Cassell, who turns 39 in November, said he’s planning to return to Boston next season. Cassell won two championships with Houston, playing alongside Hakeem Olajuwon. He had a much different role this time around as the vaulted “Big Three” of Kevin Garnett, Paul Pierce and Ray Allen helped bring one of professional sports’ most storied franchises back to prominence.

“After winning a championship, it’s just so hard to walk away,” said Cassell. “Certain guys did it, but like I tell guys, every great movie has a sequel. If we consider ourselves a great team we got to repeat.”

Wearing uniform No. 3, likely a homage to his latest title experience, Cassell was given MVP honors for the showcase game which featured former Archbishop Spalding standout Rudy Gay (Memphis Grizzlies) and the Baltimore Ravens’ Terrell Suggs and Mark Clayton.

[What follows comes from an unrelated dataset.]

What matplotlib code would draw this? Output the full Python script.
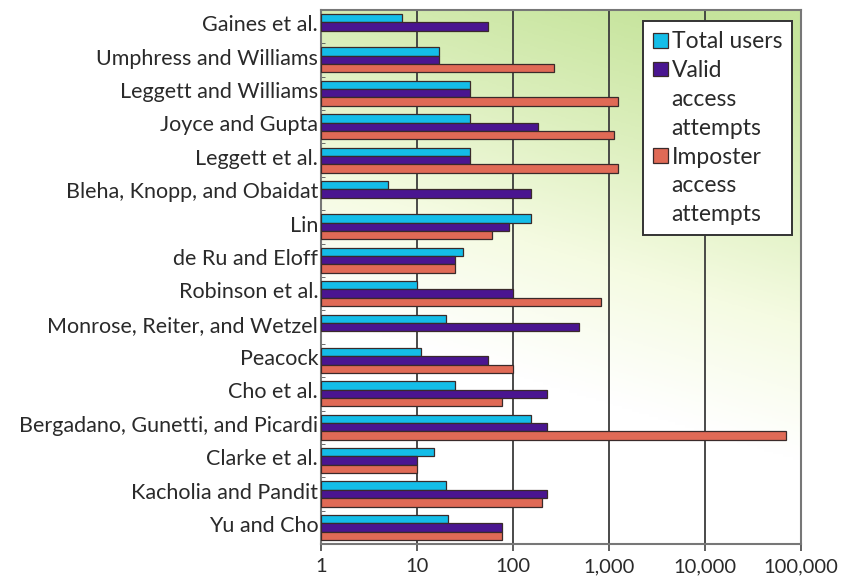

But the real MVP was Lee, whose non-profit organization has raised more than $200,000 for various charities in Baltimore.

“It means a great deal to support something positive for the city of Baltimore and for the youth,” said Lee, who announced his organization will give $20,000 to the Leukaemia Foundation. “They could’ve done something else on a Saturday.”

“I just like giving back to the kids,” said Denver Nuggets forward Carmelo Anthony, a Baltimore native who starred at Syracuse University and Towson Catholic. “I never had someone who gave back to the community when I was growing up, so I know how important it is.”